[start Supplied material]

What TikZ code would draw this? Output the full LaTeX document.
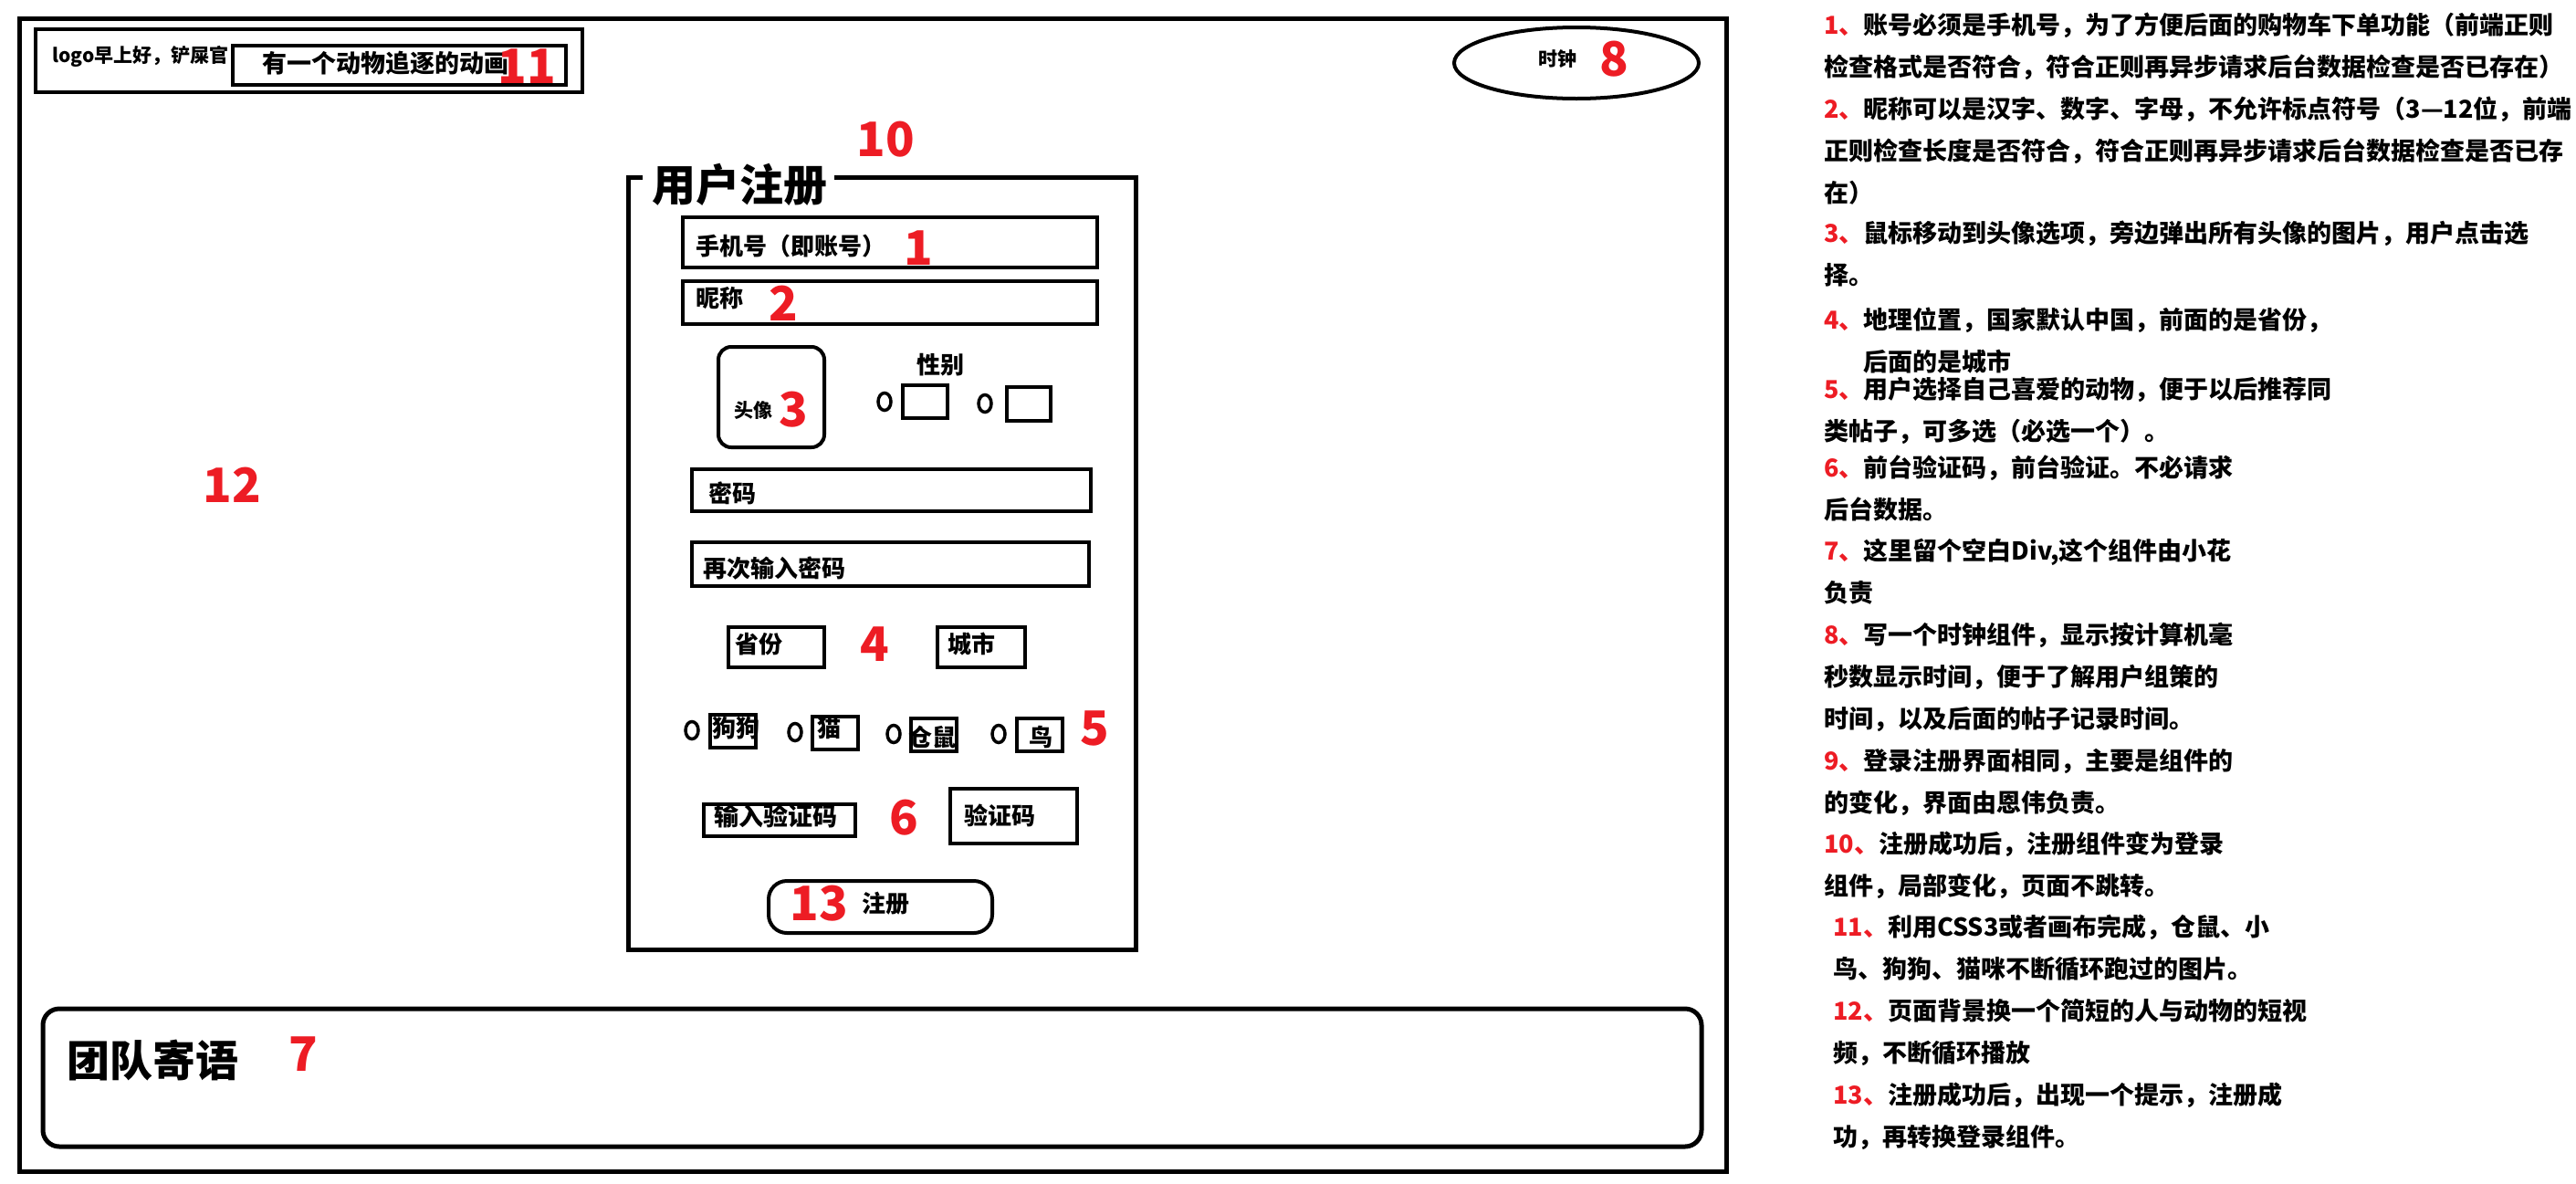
\documentclass[tikz,border=0pt]{standalone}
\usepackage{fontspec}
\setmainfont{Noto Sans CJK SC}
\usetikzlibrary{shapes.geometric}
\definecolor{pred}{RGB}{237,28,36}
\newcommand{\mockFont}[1]{\fontsize{#1}{#1}\selectfont\bfseries}
\newcommand{\rn}[1]{\textcolor{pred}{#1、}}

\begin{document}
\begin{tikzpicture}[x=1pt,y=-1pt]
  \tikzset{
    frame/.style={draw,line width=5pt},
    field/.style={draw,line width=4pt},
    radio/.style={draw,line width=3.5pt,ellipse,inner sep=0pt,minimum width=14pt,minimum height=19pt},
    lbl/.style={inner sep=0pt,anchor=west,font=\mockFont{26}},
    num/.style={inner sep=0pt,text=pred,font=\mockFont{52}},
    note/.style={inner sep=0pt,anchor=north west,align=left,font=\fontsize{27}{46}\selectfont\bfseries}
  }
  \useasboundingbox[fill=white] (0,0) rectangle (2822,1296);

  % page frame and header
  \draw[frame] (21,20) rectangle (1891,1283);
  \draw[field] (39,32) rectangle (638,101);
  \draw[field] (255,50) rectangle (620,93);
  \node[lbl,font=\mockFont{21}] (logo) at (57,62) {logo早上好，铲屎官};
  \node[lbl,font=\mockFont{27}] (anim) at (287,69) {有一个动物追逐的动画};
  \node[num] (n11) at (577,73) {11};
  \node[draw,line width=4pt,ellipse,minimum width=268pt,minimum height=78pt] (clock) at (1727,69) {};
  \node[lbl,font=\mockFont{21}] (clockL) at (1685,65) {时钟};
  \node[num] (n8) at (1768,65) {8};
  \node[num] (n10) at (970,153) {10};
  \node[num] (n12) at (254,531) {12};

  % register form
  \node[inner sep=0pt,font=\mockFont{48}] (title) at (810,202) {用户注册};
  \draw[frame,line join=miter] (704,194) -| (688,1040) -| (1244,194) -- (914,194);
  \draw[field] (748,238) rectangle (1202,293);
  \node[lbl] (phone) at (762,270) {手机号（即账号）};
  \node[num] (n1) at (1006,272) {1};
  \draw[field] (748,308) rectangle (1202,355);
  \node[lbl] (nick) at (762,327) {昵称};
  \node[num] (n2) at (858,332) {2};
  \draw[field,rounded corners=14pt] (787,380) rectangle (903,490);
  \node[lbl,font=\mockFont{21}] (avatar) at (804,450) {头像};
  \node[num] (n3) at (869,449) {3};
  \node[lbl] (gender) at (1004,400) {性别};
  \node[radio] (g1) at (969,440) {};
  \draw[field] (989,422) rectangle (1038,458);
  \node[radio] (g2) at (1079,442) {};
  \draw[field] (1103,424) rectangle (1151,461);
  \draw[field] (758,514) rectangle (1195,560);
  \node[lbl] (pwd) at (776,540) {密码};
  \draw[field] (758,594) rectangle (1193,642);
  \node[lbl] (pwd2) at (770,623) {再次输入密码};
  \draw[field] (798,687) rectangle (903,731);
  \node[lbl] (prov) at (805,706) {省份};
  \node[num] (n4) at (958,706) {4};
  \draw[field] (1027,687) rectangle (1123,731);
  \node[lbl] (city) at (1038,706) {城市};
  % animals
  \node[radio] (a1) at (758,800) {};
  \draw[field] (778,783) rectangle (828,819);
  \node[lbl] (dog) at (780,798) {狗狗};
  \node[radio] (a2) at (871,802) {};
  \draw[field] (890,785) rectangle (940,821);
  \node[lbl] (cat) at (895,798) {猫};
  \node[radio] (a3) at (979,804) {};
  \draw[field] (998,787) rectangle (1048,823);
  \node[lbl] (hamster) at (995,808) {仓鼠};
  \node[radio] (a4) at (1094,804) {};
  \draw[field] (1114,787) rectangle (1164,823);
  \node[lbl,anchor=center] (bird) at (1140,808) {鸟};
  \node[num] (n5) at (1199,798) {5};
  % captcha and button
  \draw[field] (771,881) rectangle (937,916);
  \node[lbl,anchor=center,font=\mockFont{27}] (capIn) at (850,894) {输入验证码};
  \node[num] (n6) at (990,896) {6};
  \draw[field] (1041,864) rectangle (1180,924);
  \node[lbl] (cap) at (1056,893) {验证码};
  \draw[field,rounded corners=20pt] (842,965) rectangle (1087,1022);
  \node[num] (n13) at (897,990) {13};
  \node[lbl] (reg) at (944,990) {注册};

  % team message
  \draw[frame,rounded corners=18pt] (47,1105) rectangle (1864,1256);
  \node[lbl,font=\mockFont{47}] (team) at (73,1162) {团队寄语};
  \node[num] (n7) at (332,1155) {7};

  % notes
  \node[note] (t1) at (1998,14) {\rn{1}账号必须是手机号，为了方便后面的购物车下单功能（前端正则\\检查格式是否符合，符合正则再异步请求后台数据检查是否已存在）};
  \node[note] (t2) at (1998,106) {\rn{2}昵称可以是汉字、数字、字母，不允许标点符号（3—12位，前端\\正则检查长度是否符合，符合正则再异步请求后台数据检查是否已存\\在）};
  \node[note] (t3) at (1998,242) {\rn{3}鼠标移动到头像选项，旁边弹出所有头像的图片，用户点击选\\择。};
  \node[note] (t4) at (1998,337) {\rn{4}地理位置，国家默认中国，前面的是省份，\\\phantom{4、}后面的是城市};
  \node[note] (t5) at (1998,413) {\rn{5}用户选择自己喜爱的动物，便于以后推荐同\\类帖子，可多选（必选一个）。};
  \node[note] (t6) at (1998,499) {\rn{6}前台验证码，前台验证。不必请求\\后台数据。};
  \node[note] (t7) at (1998,590) {\rn{7}这里留个空白Div,这个组件由小花\\负责};
  \node[note] (t8) at (1998,682) {\rn{8}写一个时钟组件，显示按计算机毫\\秒数显示时间，便于了解用户组策的\\时间，以及后面的帖子记录时间。};
  \node[note] (t9) at (1998,820) {\rn{9}登录注册界面相同，主要是组件的\\的变化，界面由恩伟负责。};
  \node[note] (t10) at (1998,911) {\rn{10}注册成功后，注册组件变为登录\\组件，局部变化，页面不跳转。};
  \node[note] (t11) at (2008,1002) {\rn{11}利用CSS3或者画布完成，仓鼠、小\\鸟、狗狗、猫咪不断循环跑过的图片。};
  \node[note] (t12) at (2008,1094) {\rn{12}页面背景换一个简短的人与动物的短视\\频，不断循环播放};
  \node[note] (t13) at (2008,1186) {\rn{13}注册成功后，出现一个提示，注册成\\功，再转换登录组件。};
\end{tikzpicture}
\end{document}
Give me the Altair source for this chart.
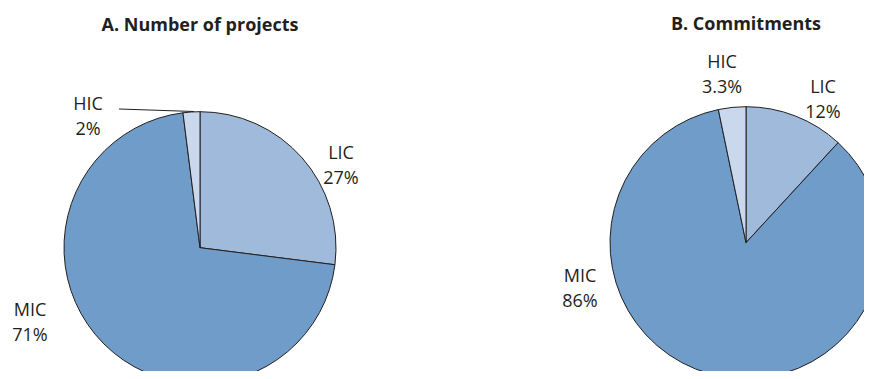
import altair as alt
import pandas as pd

groups = ["LIC", "MIC", "HIC"]
projects = [27, 71, 2]
commitments = [12, 86, 3.3]
proj_labels = ["27%", "71%", "2%"]
comm_labels = ["12%", "86%", "3.3%"]
titles = ["A. Number of projects", "B. Commitments"]
colors = ["#a0badb", "#6f9cc9", "#c9d8ec"]

FONT = "Open Sans"
INK = "#231f20"


def pie(values, cx, cy):
    df = pd.DataFrame({"group": groups, "value": values, "idx": list(range(len(groups)))})
    return alt.Chart(df).mark_arc(
        outerRadius=136, stroke=INK, strokeWidth=1, clip=True
    ).encode(
        theta=alt.Theta("value:Q", stack=True),
        color=alt.Color("group:N", scale=alt.Scale(domain=groups, range=colors), legend=None),
        order=alt.Order("idx:Q"),
        x=alt.value(cx),
        y=alt.value(cy),
    )


def label(group, pct, x, y):
    df = pd.DataFrame({"group": [group], "label": [pct]})
    return alt.Chart(df).transform_calculate(
        txt="datum.group + '\\n' + datum.label"
    ).mark_text(
        font=FONT, fontSize=18, color=INK, align="center", baseline="alphabetic",
        lineBreak="\n", lineHeight=25
    ).encode(text="txt:N", x=alt.value(x), y=alt.value(y))


def title(t, x, y):
    df = pd.DataFrame({"t": [t]})
    return alt.Chart(df).mark_text(
        font=FONT, fontSize=18, fontWeight="bold", color=INK, align="center", baseline="alphabetic"
    ).encode(text="t:N", x=alt.value(x), y=alt.value(y))


pieA = pie(projects, 192, 239.7)
pieB = pie(commitments, 738, 234.7)

leader = alt.Chart(pd.DataFrame({"g": [groups[2]]})).mark_rule(color=INK, strokeWidth=1).encode(
    x=alt.value(111), y=alt.value(101), x2=alt.value(186), y2=alt.value(103.5)
)

layers = [
    pieA,
    pieB,
    leader,
    label(groups[0], proj_labels[0], 333, 150.5),
    label(groups[1], proj_labels[1], 22, 308),
    label(groups[2], proj_labels[2], 80, 102),
    label(groups[0], comm_labels[0], 815, 84.7),
    label(groups[1], comm_labels[1], 572, 273.7),
    label(groups[2], comm_labels[2], 714, 60.3),
    title(titles[0], 192, 22.7),
    title(titles[1], 738, 22),
]

chart = alt.layer(*layers).resolve_scale(theta="independent").properties(
    width=856, height=363, padding=0, autosize=alt.AutoSizeParams(type="none")
).configure_view(stroke=None)

chart.save("out.html", embed_options={"renderer": "svg", "actions": False})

[end Supplied material]

_What to produce_
How many lines in these entries contain the string "this"? State the number and nothing more.

_Full output_
2